Well, Wilder just had a lengthy conversation with Lance Pugmire of the LA Times to explain why he had no intention of waiting on Anthony Joshua before mapping out the rest of his year.
Wilder begins by suggesting some behind-the-scenes knowledge that most of us wouldn’t be privy to, emphasizing that he ‘knew’ none of these major fights (against Anthony Joshua and Tyson Fury) were going to happen in the second half of the year. And because of this he figured he might as well fight Luis Ortiz in a rematch.
After then saying that he doesn’t trust anything Team Joshua says in the media, Wilder acknowledges that there are people who aren’t too happy with his most recent fight announcement.
“The ones who hate this, I understand that because they want Wilder-Joshua,” Wilder said. “Everyone is impatient. They want what they want, but knowing I am the most exciting heavyweight in the world, you’ll still watch the [Ortiz] fight, no matter what, because I bring the drama and the pain.”
Wilder would then continue by responding to Eddie Hearn’s recent comments in the media, as well as Joshua’s public offering to negotiate the fight man-to-man.
“What have they done thus far to be believable?” Wilder asked of Joshua and promoter Eddie Hearn. “I’ve tried to do it privately with some mutual friends. [Joshua] didn’t want to do it without someone there with him on a FaceTime conversation. Why would you want to do that? It’s me and you. Are you scared of me or something? This whole thing of, ‘We’ve got to sit down … .’ They’re just saying something, man, because at the end of the day I don’t have a boss. Joshua has a boss, [Hearn’s] Matchroom Boxing.
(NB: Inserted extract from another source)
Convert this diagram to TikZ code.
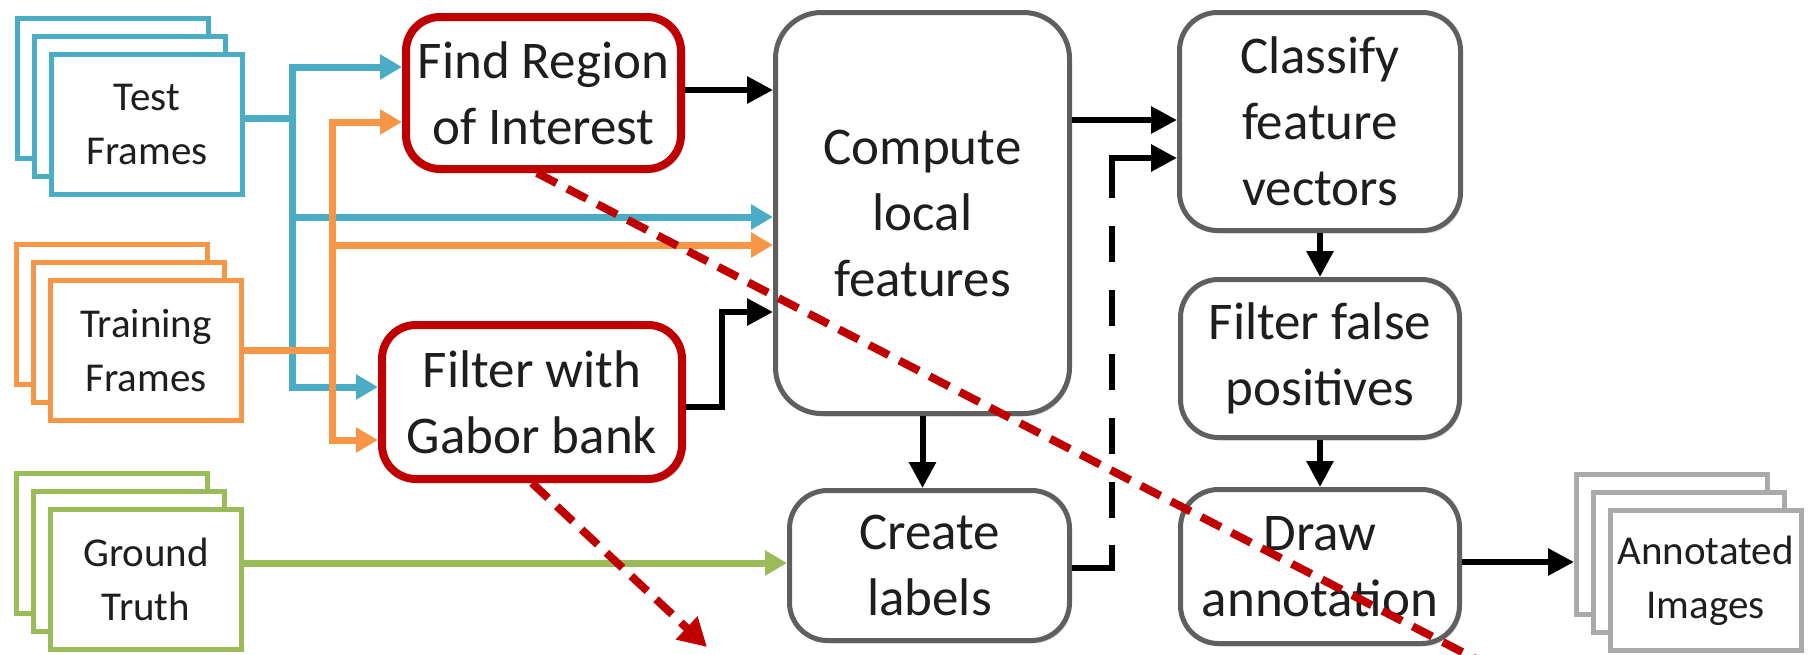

“Without [Matchroom], this fight would be done a long time ago. He can say all he wants. They still have a say-so on him. So why sit and talk with him? He’s not on my level.”
With Wilder seemingly content to play a game of chicken with Joshua in the battle for negotiating leverage, we obviously run the risk of one of the fighters losing, killing all the hype behind this megafight. But this fight is for high stakes, after all, so I suppose this is really par for the course in boxing.
Wilder finishes by saying that he’ll be willing to reconsider a fight with Joshua in 2020, where he would be open to a 50/50 purse split in a closed bidding between their respective networks, DAZN (Joshua) and Showtime/FOX (Wilder).